Neil Galloway stepped down as Group Finance Director at the end of March 2019. The Board would like to express its gratitude for the significant contribution Neil made to the Group over a number of years. Clem Constantine showed strong leadership during his time as interim Chief Financial Officer following Neil’s departure, and the Board confirmed his appointment to the role permanently in November 2019.
Michael Kok stepped down from the Board on 8th May 2019 and Simon Keswick retired as a Director with effect from 1st January 2020. It was announced on 20th January 2020 that Lord Sassoon will retire from the Board on 9th April 2020. The Board would like to express its gratitude for the significant contribution all three Directors have made to the Group over many years.
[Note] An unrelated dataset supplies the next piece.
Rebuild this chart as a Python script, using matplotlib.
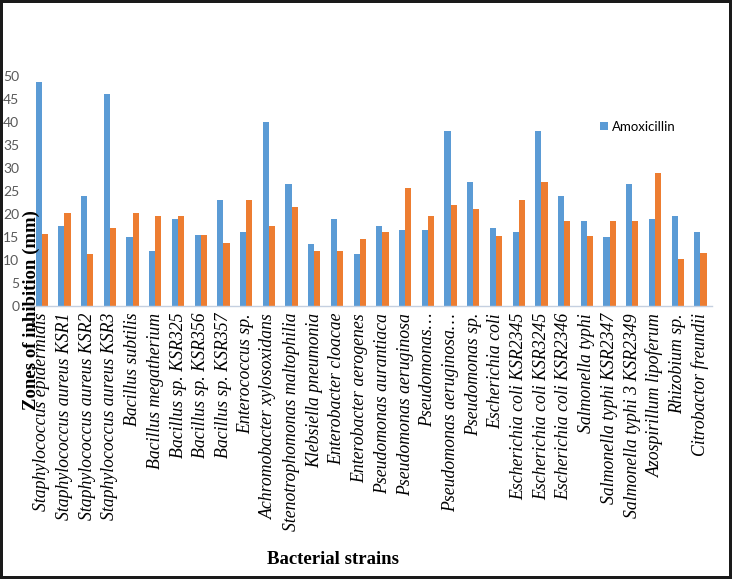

Clive Schlee will join the Board with effect from 6th May 2020.
As announced on 5th March 2020, with effect from 15th June 2020 the roles of Chairman and Managing Director, which are currently held on a combined basis by Ben Keswick, will be separated. Ben Keswick will remain as Chairman and John Witt will take on the role of Managing Director of the Company.
Dairy Farm is undergoing transformation across all areas of its business and this scale of change will take time to execute successfully. However, good progress is being made in implementing the Group’s customer-focused and market-driven strategy and Dairy Farm is well-placed to achieve long-term sustainable growth. Performance for the remainder of the year will depend on the duration, geographic extent and impact of the COVID-19 outbreak and the measure taken to control it.